Uniform Sampling for Matrix Approximation

TL;DR

This paper investigates the effectiveness of uniform row sampling for matrix approximation, demonstrating it preserves enough information for improved approximations and introducing efficient algorithms that maintain sparsity.

Contribution

It provides new insights into uniform sampling's capabilities, showing it can be used effectively for matrix approximation and introduces input-sparsity time algorithms that reweight rows to reduce coherence.

Findings

Uniform sampling preserves a large fraction of the original matrix's information.

Reweighting a small subset of rows can make any matrix have low coherence.

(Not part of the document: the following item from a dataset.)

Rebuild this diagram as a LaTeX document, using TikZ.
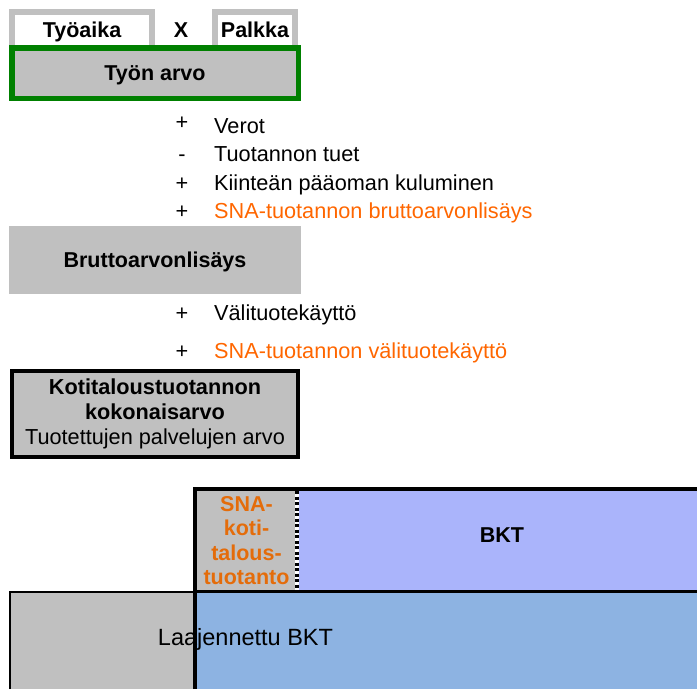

New algorithms run in input-sparsity time and maintain row sparsity.

Abstract

Random sampling has become a critical tool in solving massive matrix problems. For linear regression, a small, manageable set of data rows can be randomly selected to approximate a tall, skinny data matrix, improving processing time significantly. For theoretical performance guarantees, each row must be sampled with probability proportional to its statistical leverage score. Unfortunately, leverage scores are difficult to compute. A simple alternative is to sample rows uniformly at random. While this often works, uniform sampling will eliminate critical row information for many natural instances. We take a fresh look at uniform sampling by examining what information it does preserve. Specifically, we show that uniform sampling yields a matrix that, in some sense, well approximates a large fraction of the original. While this weak form of approximation is not enough for solving linear regression directly, it is enough to compute a better approximation. This observation leads to simple iterative row sampling algorithms for matrix approximation that run in input-sparsity time and preserve row structure and sparsity at all intermediate steps. In addition to an improved understanding of uniform sampling, our main proof introduces a structural result of independent interest: we show that every matrix can be made to have low coherence by reweighting a small subset of its rows.